Герои «Кавказского пленника» представляют, следовательно, исключения из общего правила – лучшие исключения. Поднимаясь над своим окружением, над своей средой, «отчуждаясь» от нее, они оказываются причастными другому миру, иному кругу нравственных ценностей. В их душах по-своему сочетаются оба противоположных начала: цивилизации и природы.
Так вырисовывается в поэме идеал Пушкина, который может быть обозначен как гармонический синтез естественности и культуры. И напротив, явления, принадлежащие лишь одному из этих миров: «дикая вольность» горских племен или искусственная жизнь высшего света, – подлежат критическому рассмотрению и суду.
После всего сказанного проясняется и роль эпилога в поэме, действительно соответствующего его содержанию. Присоединение Кавказа к России Пушкин рассматривает как исторически необходимый и реальный путь сближения природы и цивилизации. Он мечтает о временах, которые придут на смену «дикой вольности» и «гласу алчной брани», о временах, когда путник «без боязни» сможет подъехать к диким ущельям Кавказских гор. В письме Л. С. Пушкину (от 24 сентября 1820 г.) поэт с удовлетворением констатирует: «Дикие черкесы напуганы; древняя дерзость их исчезает. Дороги становятся час от часу безопаснее, многочисленные конвои – излишними» (X, 17).
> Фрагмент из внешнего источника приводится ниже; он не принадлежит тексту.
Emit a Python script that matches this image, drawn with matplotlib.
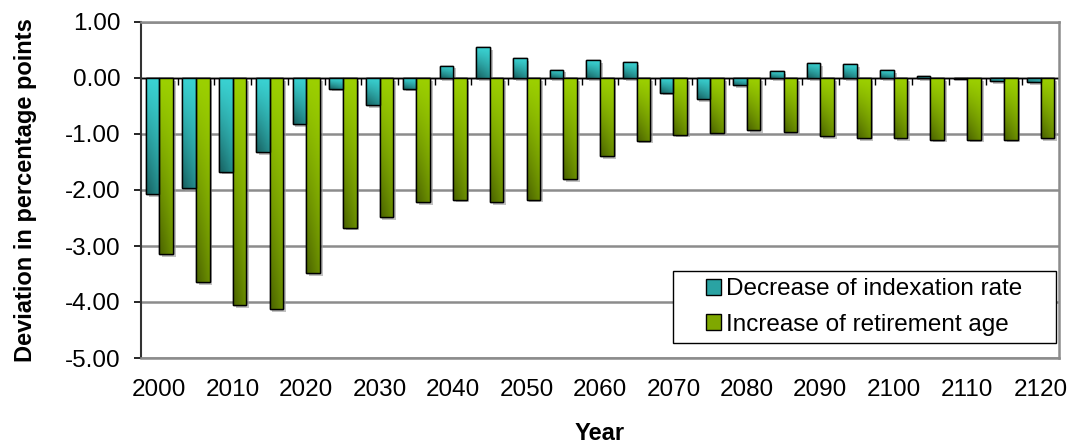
import numpy as np
import matplotlib
matplotlib.use("Agg")
import matplotlib.pyplot as plt
from matplotlib.patches import Patch, Rectangle
from matplotlib import patheffects as pe
from matplotlib.colors import LinearSegmentedColormap

years = [2000, 2005, 2010, 2015, 2020, 2025, 2030, 2035, 2040, 2045, 2050, 2055, 2060,
         2065, 2070, 2075, 2080, 2085, 2090, 2095, 2100, 2105, 2110, 2115, 2120]
indexation = [-2.08, -1.96, -1.67, -1.32, -0.83, -0.19, -0.49, -0.19, 0.22, 0.55, 0.35, 0.15, 0.32,
              0.28, -0.26, -0.38, -0.13, 0.12, 0.27, 0.25, 0.14, 0.04, -0.01, -0.05, -0.08]
retirement = [-3.14, -3.64, -4.06, -4.13, -3.49, -2.67, -2.49, -2.22, -2.17, -2.22, -2.17, -1.81, -1.39,
              -1.12, -1.01, -0.99, -0.93, -0.97, -1.04, -1.07, -1.08, -1.10, -1.10, -1.10, -1.08]
series_names = ["Decrease of indexation rate", "Increase of retirement age"]
ytick_vals = [1.0, 0.0, -1.0, -2.0, -3.0, -4.0, -5.0]

teal_light, teal_dark, teal_mid = "#3AD2D2", "#175F5F", "#2AA3A3"
green_light, green_dark, green_mid = "#9CD000", "#4A6200", "#7FA800"

plt.rcParams['font.family'] = ['Liberation Sans', 'DejaVu Sans']

fig = plt.figure(figsize=(10.74, 4.43), dpi=100)
ax = fig.add_axes([141/1074, 1 - 358/443, 918/1074, 336/443])

x = np.arange(len(years))
w = 0.37
shadow = [pe.SimplePatchShadow(offset=(2, -2), shadow_rgbFace='#999999', alpha=0.6), pe.Normal()]
b1 = ax.bar(x - w/2, indexation, w, color=teal_mid, edgecolor='black', linewidth=1.0, zorder=3,
            path_effects=shadow)
b2 = ax.bar(x + w/2, retirement, w, color=green_mid, edgecolor='black', linewidth=1.0, zorder=3,
            path_effects=shadow)

def grad_fill(bars, light, dark):
    cmap = LinearSegmentedColormap.from_list("g", [dark, light])
    ny, nx = 40, 20
    yy, xx = np.mgrid[0:1:ny*1j, 0:1:nx*1j]
    for bar in bars:
        bx, by = bar.get_x(), bar.get_y()
        bw, bh = bar.get_width(), bar.get_height()
        top = by + bh if bh >= 0 else by
        bot = by if bh >= 0 else by + bh
        val = 1 - (0.6 * yy ** 1.2 + 0.4 * (1 - xx) * yy)
        im = ax.imshow(val, cmap=cmap, vmin=0, vmax=1, aspect='auto',
                       extent=[bx, bx + bw, bot, top], origin='upper', zorder=3.5,
                       interpolation='bilinear')
        im.set_clip_path(bar)
        ax.add_patch(Rectangle((bx, by), bw, bh, fill=False, edgecolor='black',
                               linewidth=1.0, zorder=4))

grad_fill(b1, teal_light, teal_dark)
grad_fill(b2, green_light, green_dark)

ax.set_xlim(-0.5, len(years) - 0.5)
ax.set_ylim(-5, 1)
ax.set_yticks(ytick_vals)
ax.set_yticklabels([f"{v:.2f}" for v in ytick_vals], fontsize=17.5)
ax.grid(axis='y', color='#8c8c8c', linewidth=1.8, zorder=0)
ax.set_axisbelow(True)

ax.axhline(0, color='black', linewidth=0.9, zorder=2)
bounds = np.arange(len(years) + 1) - 0.5
ax.vlines(bounds[1:], -0.125, 0, color='black', linewidth=1.0, zorder=2)

ax.set_xticks(x[::2])
ax.set_xticklabels([str(y) for y in years[::2]], fontsize=17.5)
ax.tick_params(axis='x', length=0, pad=15)
ax.tick_params(axis='y', length=5, width=1.2, pad=10, direction='out', colors='black')

for s in ['top', 'right', 'bottom']:
    ax.spines[s].set_color('#8c8c8c')
    ax.spines[s].set_linewidth(1.8)
ax.spines['left'].set_color('#333333')
ax.spines['left'].set_linewidth(1.5)

ax.set_xlabel("Year", fontsize=17, fontweight='bold', labelpad=15)
ax.set_ylabel("Deviation in percentage points", fontsize=17, fontweight='bold', labelpad=20)

# legend frame (box) and centred legend content
x0, x1 = 0.5795, 0.9967
y0, y1 = 0.0446, 0.259
ax.add_patch(Rectangle((x0, y0), x1 - x0, y1 - y0, transform=ax.transAxes,
                       facecolor='white', edgecolor='black', linewidth=1.0, zorder=9))
handles = [Patch(facecolor=teal_mid, edgecolor='black', linewidth=1.0),
           Patch(facecolor=green_mid, edgecolor='black', linewidth=1.0)]
leg = ax.legend(handles, series_names, loc='center',
                bbox_to_anchor=((x0 + x1) / 2, (y0 + y1) / 2),
                borderaxespad=0, fontsize=17.5, frameon=False,
                handlelength=0.62, handleheight=0.62, handletextpad=0.2,
                labelspacing=0.55, borderpad=0.0)
leg.set_zorder(10)

fig.savefig("out.png", dpi=100)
Но поэма в целом посвящена, разумеется, не самим по себе проблемам природы и цивилизации, не их историческим судьбам. Эти абстрактные категории наполняются у Пушкина живым нравственно-психологическим содержанием. Синтез естественности и культуры, возможность их гармонического согласия в душе человека выступают в его творчестве как альтернатива всевластию индивидуалистических страстей, гарантия нравственной свободы и полноты душевной жизни. Так в первой же из романтических пушкинских поэм определился своего рода антиромантический комплекс – круг представлений об ограниченности и неполноценности замкнутого в себе индивидуалистического сознания.